> [Exercise]
From the listing below, count the lines where the string "document" occurs. Give the number, with no other words.

> [Materials provided]
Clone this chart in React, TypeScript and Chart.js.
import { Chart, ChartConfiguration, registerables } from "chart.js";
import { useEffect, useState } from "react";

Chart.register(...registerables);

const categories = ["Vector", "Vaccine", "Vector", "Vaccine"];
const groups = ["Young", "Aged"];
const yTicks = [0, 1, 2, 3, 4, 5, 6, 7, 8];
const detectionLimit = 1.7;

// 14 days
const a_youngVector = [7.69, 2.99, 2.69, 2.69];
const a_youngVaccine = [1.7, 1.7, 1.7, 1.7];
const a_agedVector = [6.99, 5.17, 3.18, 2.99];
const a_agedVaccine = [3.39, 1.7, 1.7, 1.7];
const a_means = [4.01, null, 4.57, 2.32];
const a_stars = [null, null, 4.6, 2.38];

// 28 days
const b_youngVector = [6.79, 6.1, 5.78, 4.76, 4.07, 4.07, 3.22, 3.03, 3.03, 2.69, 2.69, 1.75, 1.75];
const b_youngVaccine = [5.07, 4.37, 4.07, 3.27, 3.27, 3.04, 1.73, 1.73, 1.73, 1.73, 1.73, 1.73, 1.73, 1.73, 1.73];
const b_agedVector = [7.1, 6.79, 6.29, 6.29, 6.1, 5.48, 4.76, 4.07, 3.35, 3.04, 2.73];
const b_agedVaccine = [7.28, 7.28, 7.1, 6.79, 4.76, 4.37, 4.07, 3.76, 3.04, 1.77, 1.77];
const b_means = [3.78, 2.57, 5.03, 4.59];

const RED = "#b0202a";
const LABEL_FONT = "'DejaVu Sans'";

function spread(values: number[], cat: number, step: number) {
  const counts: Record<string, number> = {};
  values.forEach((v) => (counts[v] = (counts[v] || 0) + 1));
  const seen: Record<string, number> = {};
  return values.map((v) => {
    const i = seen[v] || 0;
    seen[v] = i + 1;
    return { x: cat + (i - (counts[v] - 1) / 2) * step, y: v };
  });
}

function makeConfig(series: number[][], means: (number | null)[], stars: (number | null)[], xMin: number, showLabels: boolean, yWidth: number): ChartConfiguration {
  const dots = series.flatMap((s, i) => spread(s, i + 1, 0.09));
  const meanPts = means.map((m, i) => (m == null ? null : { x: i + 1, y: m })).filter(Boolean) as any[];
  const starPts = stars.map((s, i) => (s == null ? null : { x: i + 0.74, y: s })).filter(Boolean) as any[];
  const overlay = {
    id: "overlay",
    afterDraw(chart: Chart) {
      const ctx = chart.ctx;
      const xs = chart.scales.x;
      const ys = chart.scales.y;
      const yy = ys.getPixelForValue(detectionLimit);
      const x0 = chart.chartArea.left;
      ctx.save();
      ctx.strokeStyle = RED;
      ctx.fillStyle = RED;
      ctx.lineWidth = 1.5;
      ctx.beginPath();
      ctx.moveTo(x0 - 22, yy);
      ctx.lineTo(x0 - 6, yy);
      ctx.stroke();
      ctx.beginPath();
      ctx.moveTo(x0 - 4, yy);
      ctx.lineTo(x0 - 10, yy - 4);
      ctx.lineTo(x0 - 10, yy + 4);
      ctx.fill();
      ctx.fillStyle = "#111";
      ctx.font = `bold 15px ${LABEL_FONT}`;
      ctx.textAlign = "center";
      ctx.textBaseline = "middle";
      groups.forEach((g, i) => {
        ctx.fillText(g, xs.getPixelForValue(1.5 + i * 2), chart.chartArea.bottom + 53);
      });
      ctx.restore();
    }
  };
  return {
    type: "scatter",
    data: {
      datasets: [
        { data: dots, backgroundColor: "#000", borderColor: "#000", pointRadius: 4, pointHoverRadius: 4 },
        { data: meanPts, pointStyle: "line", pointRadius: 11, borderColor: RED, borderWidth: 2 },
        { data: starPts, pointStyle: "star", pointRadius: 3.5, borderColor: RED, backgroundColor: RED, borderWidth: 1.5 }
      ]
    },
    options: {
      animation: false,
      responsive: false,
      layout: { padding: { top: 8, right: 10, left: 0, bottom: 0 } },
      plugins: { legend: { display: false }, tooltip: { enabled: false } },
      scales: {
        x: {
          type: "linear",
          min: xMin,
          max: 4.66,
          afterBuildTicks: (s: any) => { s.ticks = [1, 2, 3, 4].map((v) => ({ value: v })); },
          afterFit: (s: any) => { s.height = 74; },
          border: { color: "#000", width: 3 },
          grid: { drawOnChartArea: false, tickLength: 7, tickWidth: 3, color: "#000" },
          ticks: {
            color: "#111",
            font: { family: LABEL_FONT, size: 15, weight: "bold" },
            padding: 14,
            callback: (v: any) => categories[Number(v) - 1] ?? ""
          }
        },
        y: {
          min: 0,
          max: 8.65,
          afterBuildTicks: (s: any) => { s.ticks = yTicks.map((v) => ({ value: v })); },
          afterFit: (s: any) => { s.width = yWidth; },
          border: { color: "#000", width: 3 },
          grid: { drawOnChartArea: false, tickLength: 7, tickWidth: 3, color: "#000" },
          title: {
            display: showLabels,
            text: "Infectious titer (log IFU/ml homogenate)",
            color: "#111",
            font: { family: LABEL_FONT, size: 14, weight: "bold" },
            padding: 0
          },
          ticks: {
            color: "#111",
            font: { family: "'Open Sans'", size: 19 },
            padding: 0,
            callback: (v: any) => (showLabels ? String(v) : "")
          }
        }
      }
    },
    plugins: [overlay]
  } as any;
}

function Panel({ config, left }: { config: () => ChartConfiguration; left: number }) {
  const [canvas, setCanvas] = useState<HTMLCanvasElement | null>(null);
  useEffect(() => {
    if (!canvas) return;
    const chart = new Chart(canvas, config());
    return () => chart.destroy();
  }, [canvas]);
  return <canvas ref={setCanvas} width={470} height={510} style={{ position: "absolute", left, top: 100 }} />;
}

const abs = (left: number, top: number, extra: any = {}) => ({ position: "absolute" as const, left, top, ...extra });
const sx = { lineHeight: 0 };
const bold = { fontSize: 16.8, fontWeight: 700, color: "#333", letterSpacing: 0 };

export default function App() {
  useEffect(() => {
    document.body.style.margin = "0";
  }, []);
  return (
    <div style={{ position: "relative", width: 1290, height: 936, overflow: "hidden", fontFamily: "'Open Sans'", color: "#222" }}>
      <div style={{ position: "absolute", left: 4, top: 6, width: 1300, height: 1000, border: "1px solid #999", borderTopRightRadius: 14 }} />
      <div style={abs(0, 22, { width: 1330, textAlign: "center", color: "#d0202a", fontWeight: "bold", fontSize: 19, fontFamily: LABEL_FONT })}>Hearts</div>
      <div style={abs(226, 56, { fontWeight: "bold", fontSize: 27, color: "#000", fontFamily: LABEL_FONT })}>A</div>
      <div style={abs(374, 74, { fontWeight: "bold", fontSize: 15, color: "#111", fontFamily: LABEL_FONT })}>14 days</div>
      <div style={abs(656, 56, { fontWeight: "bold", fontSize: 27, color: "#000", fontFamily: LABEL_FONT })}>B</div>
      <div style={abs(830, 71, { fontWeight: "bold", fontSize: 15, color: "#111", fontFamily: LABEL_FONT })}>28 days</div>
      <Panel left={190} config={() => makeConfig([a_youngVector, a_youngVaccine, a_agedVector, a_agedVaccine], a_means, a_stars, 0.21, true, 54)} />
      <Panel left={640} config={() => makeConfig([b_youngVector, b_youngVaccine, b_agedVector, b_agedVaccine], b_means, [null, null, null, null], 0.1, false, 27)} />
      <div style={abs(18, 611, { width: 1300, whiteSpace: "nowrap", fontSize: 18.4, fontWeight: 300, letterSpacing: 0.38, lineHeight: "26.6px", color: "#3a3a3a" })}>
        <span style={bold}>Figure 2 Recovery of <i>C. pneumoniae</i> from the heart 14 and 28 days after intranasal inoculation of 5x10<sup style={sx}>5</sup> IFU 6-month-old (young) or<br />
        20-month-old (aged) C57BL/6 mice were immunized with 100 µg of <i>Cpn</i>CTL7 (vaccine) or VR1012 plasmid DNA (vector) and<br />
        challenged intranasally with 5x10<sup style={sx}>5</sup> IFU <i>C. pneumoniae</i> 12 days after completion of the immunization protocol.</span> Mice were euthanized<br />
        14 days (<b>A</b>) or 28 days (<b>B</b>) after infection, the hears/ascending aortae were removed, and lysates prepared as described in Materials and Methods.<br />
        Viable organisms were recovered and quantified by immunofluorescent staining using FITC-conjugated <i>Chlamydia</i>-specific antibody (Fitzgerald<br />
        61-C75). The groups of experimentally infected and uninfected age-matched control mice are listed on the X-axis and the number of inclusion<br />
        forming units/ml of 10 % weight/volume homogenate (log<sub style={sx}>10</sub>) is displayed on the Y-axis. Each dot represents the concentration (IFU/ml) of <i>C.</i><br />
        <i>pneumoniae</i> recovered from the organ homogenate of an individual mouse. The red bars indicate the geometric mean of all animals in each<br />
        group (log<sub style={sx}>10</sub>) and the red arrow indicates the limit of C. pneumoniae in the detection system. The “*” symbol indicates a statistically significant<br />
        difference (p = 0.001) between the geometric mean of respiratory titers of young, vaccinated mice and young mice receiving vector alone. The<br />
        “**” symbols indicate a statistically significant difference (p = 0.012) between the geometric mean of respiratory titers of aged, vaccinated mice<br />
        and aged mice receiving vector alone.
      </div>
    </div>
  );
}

* * *

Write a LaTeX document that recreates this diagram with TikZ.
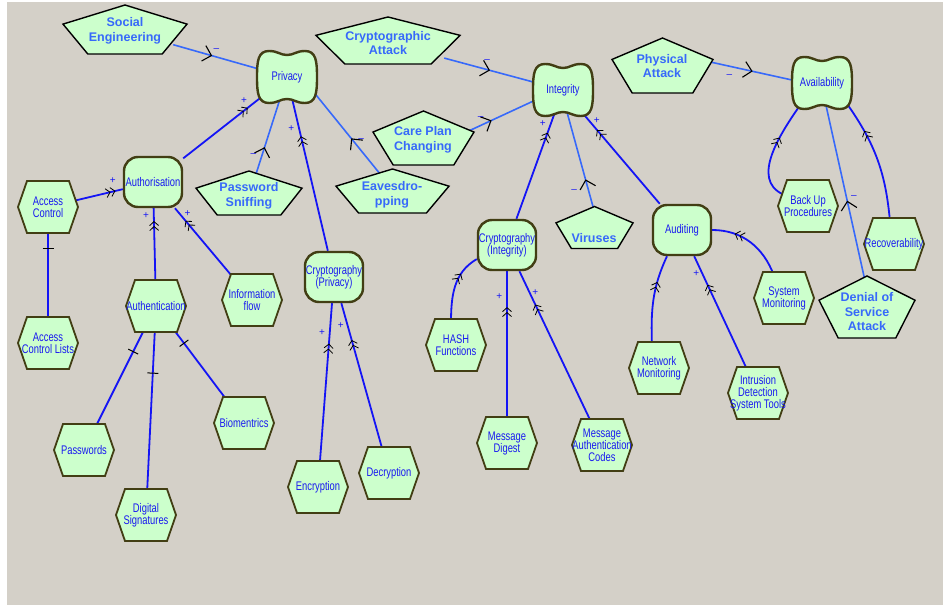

--

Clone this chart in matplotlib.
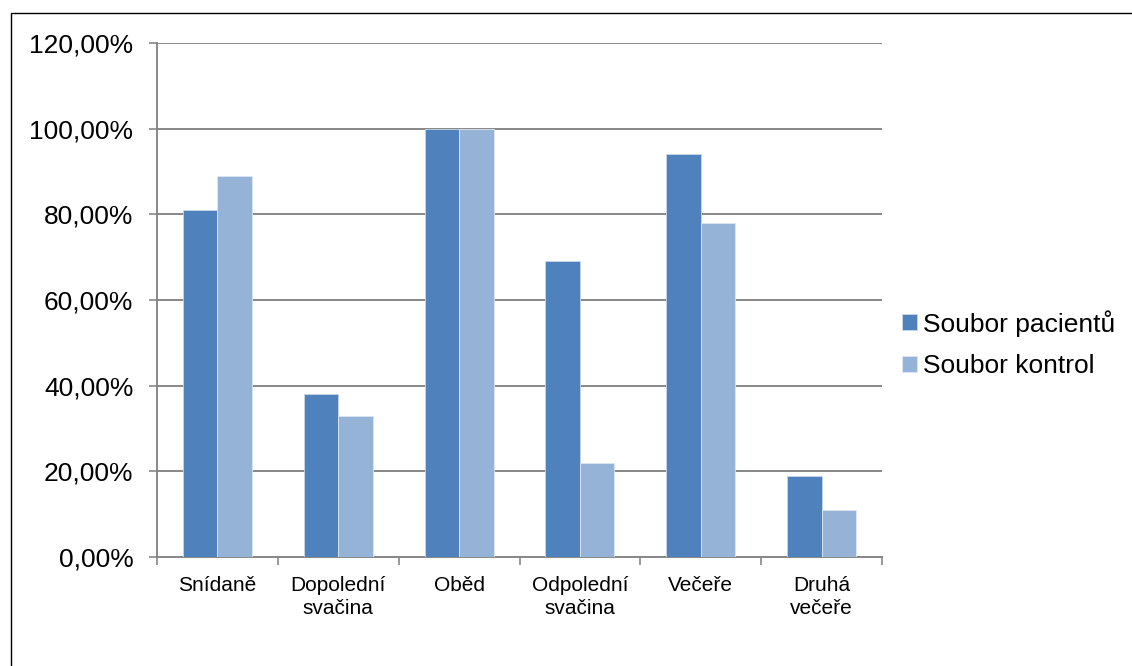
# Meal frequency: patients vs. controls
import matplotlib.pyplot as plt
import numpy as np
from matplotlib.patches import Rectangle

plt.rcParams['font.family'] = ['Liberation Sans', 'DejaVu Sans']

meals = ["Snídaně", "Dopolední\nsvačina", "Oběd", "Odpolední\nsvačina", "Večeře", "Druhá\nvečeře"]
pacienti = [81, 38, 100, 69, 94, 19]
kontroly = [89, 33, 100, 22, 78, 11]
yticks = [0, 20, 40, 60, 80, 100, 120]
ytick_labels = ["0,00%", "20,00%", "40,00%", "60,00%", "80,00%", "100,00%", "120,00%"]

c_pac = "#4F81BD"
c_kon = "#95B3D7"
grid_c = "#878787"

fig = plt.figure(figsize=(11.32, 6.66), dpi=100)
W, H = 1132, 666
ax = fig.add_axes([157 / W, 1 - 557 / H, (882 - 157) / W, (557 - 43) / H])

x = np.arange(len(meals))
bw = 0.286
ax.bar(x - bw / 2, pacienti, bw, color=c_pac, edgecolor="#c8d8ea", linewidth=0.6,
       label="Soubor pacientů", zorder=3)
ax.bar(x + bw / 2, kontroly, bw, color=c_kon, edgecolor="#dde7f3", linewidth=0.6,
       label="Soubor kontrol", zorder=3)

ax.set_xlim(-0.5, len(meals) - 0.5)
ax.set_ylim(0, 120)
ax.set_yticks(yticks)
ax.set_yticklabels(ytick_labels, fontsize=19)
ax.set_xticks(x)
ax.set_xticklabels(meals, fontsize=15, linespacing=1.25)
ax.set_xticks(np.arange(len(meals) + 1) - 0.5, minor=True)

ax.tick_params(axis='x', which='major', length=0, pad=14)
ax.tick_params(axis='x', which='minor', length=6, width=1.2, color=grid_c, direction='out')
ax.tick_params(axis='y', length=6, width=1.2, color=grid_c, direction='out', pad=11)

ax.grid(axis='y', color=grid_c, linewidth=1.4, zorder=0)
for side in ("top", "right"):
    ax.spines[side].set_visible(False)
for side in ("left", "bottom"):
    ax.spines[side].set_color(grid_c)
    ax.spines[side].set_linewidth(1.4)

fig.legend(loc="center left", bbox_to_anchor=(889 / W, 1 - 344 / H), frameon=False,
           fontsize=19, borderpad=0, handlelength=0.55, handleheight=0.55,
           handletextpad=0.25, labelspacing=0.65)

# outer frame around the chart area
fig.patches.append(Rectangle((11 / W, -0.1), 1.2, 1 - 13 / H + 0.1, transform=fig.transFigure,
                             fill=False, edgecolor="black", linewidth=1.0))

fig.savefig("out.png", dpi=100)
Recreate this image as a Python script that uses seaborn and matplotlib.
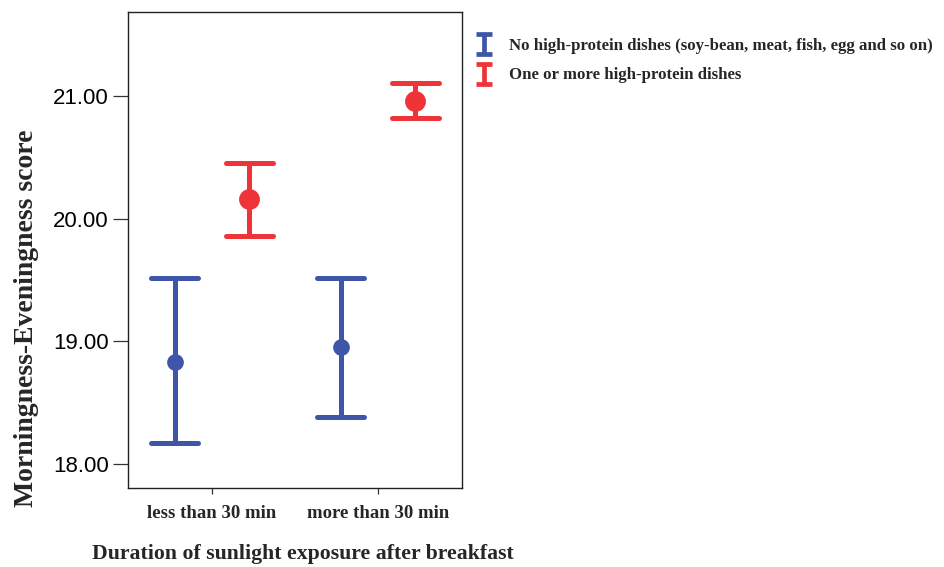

> [Written response]
2